Records contained in a dataset
* * *

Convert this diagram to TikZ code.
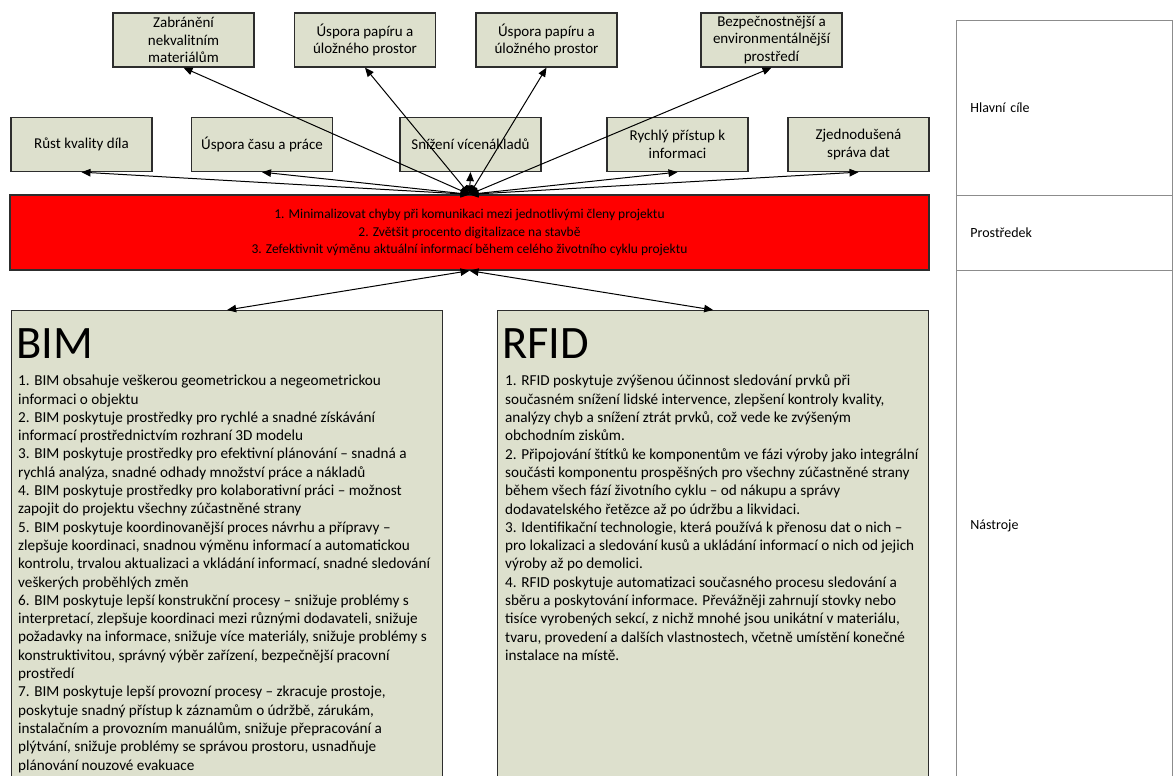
\documentclass[tikz,border=0pt]{standalone}
\usepackage{fontspec}
\setmainfont{Carlito}
\usetikzlibrary{arrows.meta}
\definecolor{boxfill}{RGB}{221,224,205}
\definecolor{boxline}{RGB}{45,45,45}
\definecolor{tabline}{RGB}{140,140,140}
\definecolor{goalred}{RGB}{255,0,0}
\tikzset{
  goalbox/.style={draw=boxline, line width=1.3pt, fill=boxfill,
    minimum width=141pt, minimum height=54pt, inner sep=0pt, align=center,
    font=\fontsize{15}{17.5}\selectfont},
  meansbox/.style={draw=boxline, line width=1.3pt, fill=goalred,
    minimum width=919pt, minimum height=75pt, inner sep=0pt, align=center,
    font=\fontsize{13.5}{17.5}\selectfont},
  panel/.style={draw=boxline, line width=1.3pt, fill=boxfill,
    minimum width=431pt, minimum height=480pt, inner sep=0pt, anchor=north west},
  paneltitle/.style={inner sep=0pt, anchor=base west, font=\fontsize{46.5}{54}\selectfont},
  paneltext/.style={inner sep=0pt, anchor=north west, align=left,
    font=\fontsize{15.2}{18.3}\selectfont},
  cell/.style={draw=tabline, line width=0.8pt, anchor=north west,
    minimum width=216pt, inner xsep=14pt, inner ysep=0pt, text width=188pt,
    align=left, font=\fontsize{14}{16}\selectfont},
  conn/.style={line width=1pt,
    {Triangle[length=9pt,width=7.5pt]}-{Triangle[length=9pt,width=7.5pt]}},
}
\begin{document}
\begin{tikzpicture}[x=1pt, y=-1pt]
\path[use as bounding box, fill=white] (0,0) rectangle (1173,776);
\clip (0,0) rectangle (1173,776);

% upper row of goals
\node[goalbox] (zab) at (183.5,40) {Zabránění\\nekvalitním\\materiálům};
\node[goalbox] (pap1) at (365,40) {Úspora papíru a\\úložného prostor};
\node[goalbox] (pap2) at (546.5,40) {Úspora papíru a\\úložného prostor};
\node[goalbox] (bezp) at (771.5,40) {Bezpečnostnější a\\environmentálnější\\prostředí};

% lower row of goals
\node[goalbox] (rust) at (81.5,144.5) {Růst kvality díla};
\node[goalbox] (cas) at (262,144.5) {Úspora času a práce};
\node[goalbox] (vice) at (470.5,144.5) {Snížení vícenákladů};
\node[goalbox] (pris) at (677.5,144.5) {Rychlý přístup k\\informaci};
\node[goalbox] (sprava) at (858.5,144.5) {Zjednodušená\\správa dat};

% means
\node[meansbox] (means) at (469.5,232.5) {1. Minimalizovat chyby při komunikaci mezi jednotlivými členy projektu\\2. Zvětšit procento digitalizace na stavbě\\3. Zefektivnit výměnu aktuální informací během celého životního cyklu projektu};

% tools
\node[panel] (bim) at (11,310) {};
\node[panel] (rfid) at (497,310) {};
\node[paneltitle] (bimtitle) at (16,358) {BIM};
\node[paneltitle] (rfidtitle) at (502,358) {RFID};
\node[paneltext] (bimtext) at (18,375) {1. BIM obsahuje veškerou geometrickou a negeometrickou\\
informaci o objektu\\
2. BIM poskytuje prostředky pro rychlé a snadné získávání\\
informací prostřednictvím rozhraní 3D modelu\\
3. BIM poskytuje prostředky pro efektivní plánování – snadná a\\
rychlá analýza, snadné odhady množství práce a nákladů\\
4. BIM poskytuje prostředky pro kolaborativní práci – možnost\\
zapojit do projektu všechny zúčastněné strany\\
5. BIM poskytuje koordinovanější proces návrhu a přípravy –\\
zlepšuje koordinaci, snadnou výměnu informací a automatickou\\
kontrolu, trvalou aktualizaci a vkládání informací, snadné sledování\\
veškerých proběhlých změn\\
6. BIM poskytuje lepší konstrukční procesy – snižuje problémy s\\
interpretací, zlepšuje koordinaci mezi různými dodavateli, snižuje\\
požadavky na informace, snižuje více materiály, snižuje problémy s\\
konstruktivitou, správný výběr zařízení, bezpečnější pracovní\\
prostředí\\
7. BIM poskytuje lepší provozní procesy – zkracuje prostoje,\\
poskytuje snadný přístup k záznamům o údržbě, zárukám,\\
instalačním a provozním manuálům, snižuje přepracování a\\
plýtvání, snižuje problémy se správou prostoru, usnadňuje\\
plánování nouzové evakuace};
\node[paneltext] (rfidtext) at (505,375) {1. RFID poskytuje zvýšenou účinnost sledování prvků při\\
současném snížení lidské intervence, zlepšení kontroly kvality,\\
analýzy chyb a snížení ztrát prvků, což vede ke zvýšeným\\
obchodním ziskům.\\
2. Připojování štítků ke komponentům ve fázi výroby jako integrální\\
součásti komponentu prospěšných pro všechny zúčastněné strany\\
během všech fází životního cyklu – od nákupu a správy\\
dodavatelského řetězce až po údržbu a likvidaci.\\
3. Identifikační technologie, která používá k přenosu dat o nich –\\
pro lokalizaci a sledování kusů a ukládání informací o nich od jejich\\
výroby až po demolici.\\
4. RFID poskytuje automatizaci současného procesu sledování a\\
sběru a poskytování informace. Převážněji zahrnují stovky nebo\\
tisíce vyrobených sekcí, z nichž mnohé jsou unikátní v materiálu,\\
tvaru, provedení a dalších vlastnostech, včetně umístění konečné\\
instalace na místě.};

% legend column
\node[cell, minimum height=175pt] (lcile) at (956,20) {Hlavní cíle};
\node[cell, minimum height=75pt] (lprost) at (956,195) {Prostředek};
\node[cell, minimum height=510pt] (lnastr) at (956,270) {Nástroje};

% connectors
\foreach \t in {zab,pap1,pap2,bezp,rust,cas,vice,pris,sprava}
  \draw[conn] (means.north) -- (\t.south);
\draw[conn] (means.south) -- (bim.north);
\draw[conn] (means.south) -- (rfid.north);
\end{tikzpicture}
\end{document}
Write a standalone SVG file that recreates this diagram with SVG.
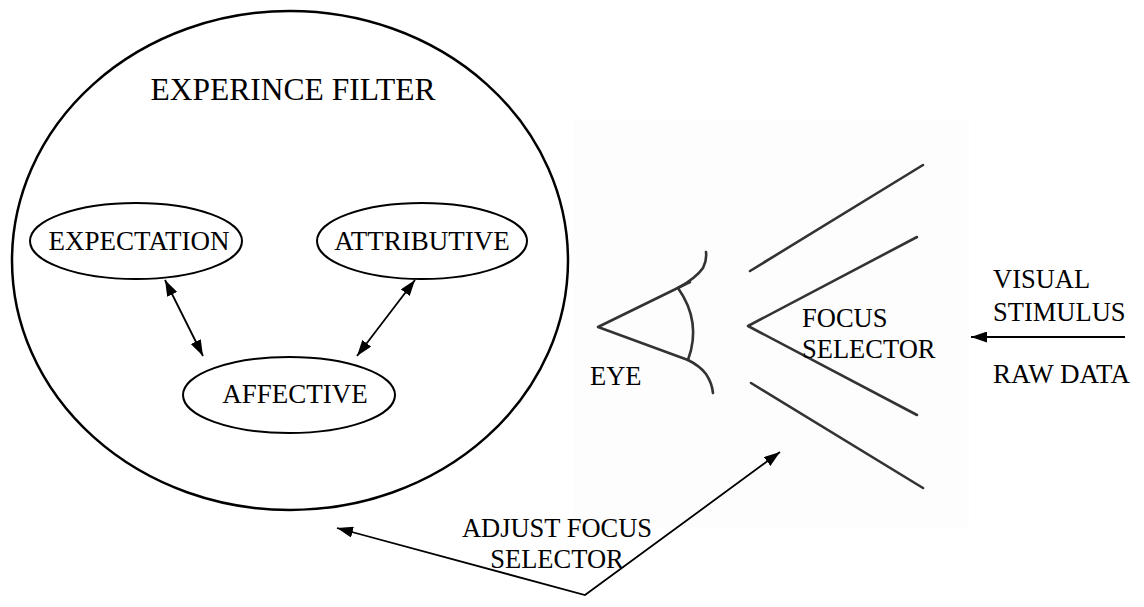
<svg xmlns="http://www.w3.org/2000/svg" width="1144" height="607" viewBox="0 0 1144 607">
<style>
  .node { fill: none; stroke: #000; stroke-width: 2; }
  .big { fill: none; stroke: #000; stroke-width: 2.5; }
  .conn { fill: none; stroke: #000; stroke-width: 1.8; }
  .eye { fill: none; stroke: #333; stroke-width: 2.6; stroke-linecap: round; stroke-linejoin: round; }
</style>
<defs>
  <marker id="ahl" viewBox="0 0 10 10" refX="10" refY="5" markerWidth="16" markerHeight="11" markerUnits="userSpaceOnUse" orient="auto-start-reverse" preserveAspectRatio="none">
    <path d="M0,0 L10,5 L0,10 z" fill="#000"/>
  </marker>
</defs>
<rect width="1144" height="607" fill="#fff"/>

<g id="eye-picture">
  <rect x="573" y="120" width="396" height="407" fill="#fdfdfd"/>
  <path class="eye" d="M690,282 L598,327 L688,360"/>
  <path class="eye" d="M678,288 Q696,278 703,268 Q707,260 706,252"/>
  <path class="eye" d="M688,360 Q700,366 706,374 Q712,383 713,393"/>
  <path class="eye" stroke-width="2.2" d="M678,288 Q702,322 688,360"/>
</g>

<g id="focus-selector">
  <path class="eye" d="M750,271 L923,165"/>
  <path class="eye" d="M917,237 L748,326 L917,415"/>
  <path class="eye" d="M751,383 L923,488"/>
  <text x="802" y="327" font-family="Liberation Serif" font-size="26.5">FOCUS</text>
  <text x="802" y="358" font-family="Liberation Serif" font-size="26.5">SELECTOR</text>
</g>

<g id="experience-filter">
  <ellipse class="big" cx="290" cy="260.5" rx="278" ry="249.5"/>
  <text x="293" y="100" text-anchor="middle" font-family="Liberation Serif" font-size="31.5">EXPERINCE FILTER</text>
</g>

<g id="expectation">
  <ellipse class="node" cx="136" cy="241" rx="106" ry="38"/>
  <text x="139" y="250" text-anchor="middle" font-family="Liberation Serif" font-size="27">EXPECTATION</text>
</g>

<g id="attributive">
  <ellipse class="node" cx="422" cy="241" rx="105" ry="38"/>
  <text x="422" y="250" text-anchor="middle" font-family="Liberation Serif" font-size="27">ATTRIBUTIVE</text>
</g>

<g id="affective">
  <ellipse class="node" cx="289" cy="395" rx="106" ry="38"/>
  <text x="295" y="403" text-anchor="middle" font-family="Liberation Serif" font-size="27">AFFECTIVE</text>
</g>

<g id="eye-label">
  <text x="590" y="385" font-family="Liberation Serif" font-size="26.5">EYE</text>
</g>

<g id="visual-stimulus">
  <text x="993" y="288" font-family="Liberation Serif" font-size="26.5">VISUAL</text>
  <text x="993" y="321" font-family="Liberation Serif" font-size="26.5">STIMULUS</text>
  <text x="993" y="383" font-family="Liberation Serif" font-size="27">RAW DATA</text>
</g>

<g id="adjust-label">
  <text x="557" y="537" text-anchor="middle" font-family="Liberation Serif" font-size="26.5">ADJUST FOCUS</text>
  <text x="557" y="568" text-anchor="middle" font-family="Liberation Serif" font-size="26.5">SELECTOR</text>
</g>

<g id="connectors">
  <line class="conn" x1="165" y1="280" x2="203" y2="356" marker-start="url(#ahl)" marker-end="url(#ahl)"/>
  <line class="conn" x1="415" y1="280" x2="357" y2="356" marker-start="url(#ahl)" marker-end="url(#ahl)"/>
  <line class="conn" x1="1125" y1="337" x2="971" y2="337" marker-end="url(#ahl)"/>
  <polyline class="conn" points="337,528 585,595 780,452" marker-start="url(#ahl)" marker-end="url(#ahl)"/>
</g>
</svg>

* * *

Objective
From the listing above, collect every line that mentions the word "this".

Answer for the task
Convert this diagram to TikZ code.
Write a standalone SVG file that recreates this diagram with SVG.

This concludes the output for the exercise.